Friday, February 25, 2011

IONITCH

Ionitch

I woke up early in the morning and read Ionitch. What a wonderful and sad story. There is so much packed into this story. 

Dmitri Ionitch Startsev is a district doctor who becomes acquanted with the Turkins. In the provincial town of S-- the Turkins are considered the most cultured  family. The father is charming, tells stories; the wife writes novels; and the daughter plays the piano. The doctor has a fine time when he first visits them.

Some time later, Startsev begins attending the Turkin home and falls for the daughter, Kitten. She is eighteen and has ambitions of attending the Conservatoire in Moscow. When Startsev talks to her in the garden about his feelings for her she slips him a note to meet in the cemetery late at night, and although suspecting she is playing with him -- he still visits the cemetery.

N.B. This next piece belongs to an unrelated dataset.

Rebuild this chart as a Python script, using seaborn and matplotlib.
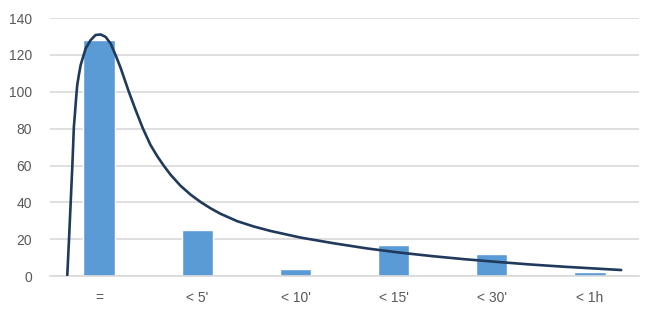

The scene in the cemetery is Chekhov at his best: "It seemed as though it were lighter here than in the fields; the maple leaves stood out sharply like paws on the yellow sand of the avenue and on the stones, and the inscriptions on the tombs could be clearly read." The cemetery scene vividly captures the longing the doctor has for love, for human connection -- and Chekhov uses every aspect of the cemetery to comment on the urgency of living and our ultimate fate: " How wickedly Mother Nature jested at man's expense, after all!"

Ekaterina Ivanovna rejects the advances of Startsev, telling him she is an artist and doesn't want to settle down to be a wife in a provincial town. Startsev is crushed. Soon Ekaterina Ivanovna goes off to the Conservatoire and Startsev resigns himself to building up his practice.

Four years pass and Startsev is invited to the Turkins. He is by now a changed man. Has grown stout and less tolerant of those around him. This time when he vistits the Turkins all that he enjoyed the first time about them annoys him. The father's stories are a bore; the mother is a lousy novelist; and the daughter is a hack musician.

Ekaterina Ivanovna asks Startsev out to the garden and lets him know she has grown up and no longer fancies herself an artist and is ready to settle down -- but Startsev rejects her advances. Why?

Rejected once, his pride shattered,  instead of bouncing back and continue to search for love -- the nectar of life -- he becomes bitter and puts a fence around him -- the consequence of that action is that he shuts himself off to life. He puts himself up on a pedestal and looks down at everyone else while becoming an obese, boorish, and unhappy man.

Meanwhile, Ivan Petrovitch Turkin ages little and still entertains with his old jokes.